Shifting from Gut-Feel to Data-Fact
Another hurdle is cultural. Some seasoned professionals trust their intuition and may be skeptical of a data-heavy approach. Overcoming this requires making a clear case for the benefits. You can start by presenting data that highlights the effectiveness of data-driven methods, such as showing how a change in sourcing strategy led to a higher quality of hire. Proving the value with small wins can help build buy-in across the organization.
Frequently Asked Questions (FAQ)
What’s the first step to becoming data-driven in recruiting?
The best first step is to start small. Choose one or two key metrics that align with your biggest challenges, such as time-to-fill or cost-per-hire. Begin tracking this data consistently and use it to identify one area for improvement. Success here will build momentum and support for expanding your efforts.

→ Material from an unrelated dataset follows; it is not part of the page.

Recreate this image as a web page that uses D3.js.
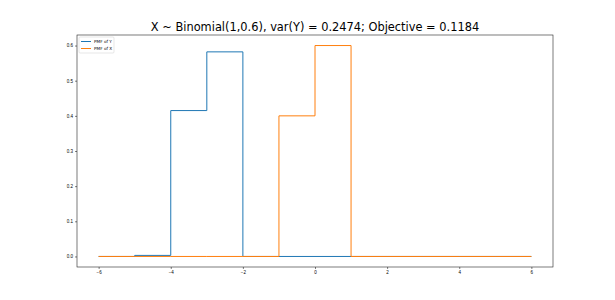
<!DOCTYPE html>
<html>
<head>
<meta charset="utf-8">
<script src="https://cdn.jsdelivr.net/npm/d3@7"></script>
<style>
  body { margin: 0; background: #fff; }
  svg { font-family: "DejaVu Sans", sans-serif; }
  .tick text { font-size: 4.5px; fill: #000; }
</style>
</head>
<body>
<svg id="chart" width="615" height="300"></svg>
<script>
// support points and step values (steps-post)
const xs = [-6, -5, -4, -3, -2, -1, 0, 1, 2, 3, 4, 5, 6];
const pmfY = [0, 0.003, 0.415, 0.582, 0, 0, 0, 0, 0, 0, 0, 0, 0];
const pmfX = [0, 0, 0, 0, 0, 0.4, 0.6, 0, 0, 0, 0, 0, 0];
const xTicks = [-6, -4, -2, 0, 2, 4, 6];
const yTicks = [0, 0.1, 0.2, 0.3, 0.4, 0.5, 0.6];
const titleText = "X ~ Binomial(1,0.6), var(Y) = 0.2474; Objective = 0.1184";

const svg = d3.select("#chart");
const mLeft = 77, mRight = 553, mTop = 35, mBottom = 267;

const x = d3.scaleLinear().domain([-6.6, 6.6]).range([mLeft, mRight]);
const y = d3.scaleLinear().domain([-0.03, 0.63]).range([mBottom, mTop]);

// frame
svg.append("rect")
  .attr("x", mLeft).attr("y", mTop)
  .attr("width", mRight - mLeft).attr("height", mBottom - mTop)
  .attr("fill", "none").attr("stroke", "#222").attr("stroke-width", 0.6);

const line = d3.line()
  .x(d => x(d[0])).y(d => y(d[1]))
  .curve(d3.curveStepAfter);

const series = [
  { name: "PMF of Y", values: pmfY, color: "#1f77b4" },
  { name: "PMF of X", values: pmfX, color: "#ff7f0e" }
];

series.forEach(s => {
  svg.append("path")
    .attr("d", line(xs.map((v, i) => [v, s.values[i]])))
    .attr("fill", "none")
    .attr("stroke", s.color)
    .attr("stroke-width", 1);
});

// axes
const xAxis = svg.append("g")
  .attr("transform", `translate(0,${mBottom})`)
  .call(d3.axisBottom(x).tickValues(xTicks).tickSize(2).tickPadding(2)
    .tickFormat(d => d < 0 ? "\u2212" + Math.abs(d) : d));
const yAxis = svg.append("g")
  .attr("transform", `translate(${mLeft},0)`)
  .call(d3.axisLeft(y).tickValues(yTicks).tickSize(2).tickPadding(2)
    .tickFormat(d3.format(".1f")));
[xAxis, yAxis].forEach(g => {
  g.select(".domain").remove();
  g.selectAll(".tick line").attr("stroke", "#000").attr("stroke-width", 0.5);
});

// title
svg.append("text")
  .attr("x", (mLeft + mRight) / 2).attr("y", 31)
  .attr("text-anchor", "middle")
  .attr("font-size", 11.4)
  .text(titleText);

// legend
const lg = svg.append("g").attr("transform", `translate(${mLeft + 2},${mTop + 2})`);
lg.append("rect")
  .attr("width", 35).attr("height", 16).attr("rx", 1)
  .attr("fill", "#fff").attr("stroke", "#ccc").attr("stroke-width", 0.5);
series.forEach((s, i) => {
  const yy = 4.5 + i * 7;
  lg.append("line")
    .attr("x1", 2).attr("x2", 12).attr("y1", yy).attr("y2", yy)
    .attr("stroke", s.color).attr("stroke-width", 1);
  lg.append("text")
    .attr("x", 15).attr("y", yy + 1.5)
    .attr("font-size", 4.2)
    .text(s.name);
});
</script>
</body>
</html>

Do I need expensive software to start?
Not necessarily. While an advanced Applicant Tracking System (ATS) is extremely helpful, you can start with simple tools. Spreadsheets can be used to track basic metrics, and free tools like Google Analytics can provide insights into your careers page. The most important thing is to start collecting and analyzing data, no matter the tool.
How does data-driven hiring reduce bias?
Data-driven hiring reduces bias by focusing on objective criteria. Instead of relying on subjective impressions from a resume or unstructured interview, it uses standardized assessments and consistent scoring. This ensures that all candidates are evaluated on their skills and qualifications for the role, leading to fairer and more equitable hiring decisions.
What’s the most important recruiting metric to track?
While it depends on your specific goals, many experts agree that “Quality of Hire” is the most important metric. It measures the long-term success and value a new employee brings to the company. However, it’s also the most difficult to measure. For a starting point, “Source of Hire” and “Time-to-Fill” often provide the most immediate and actionable insights.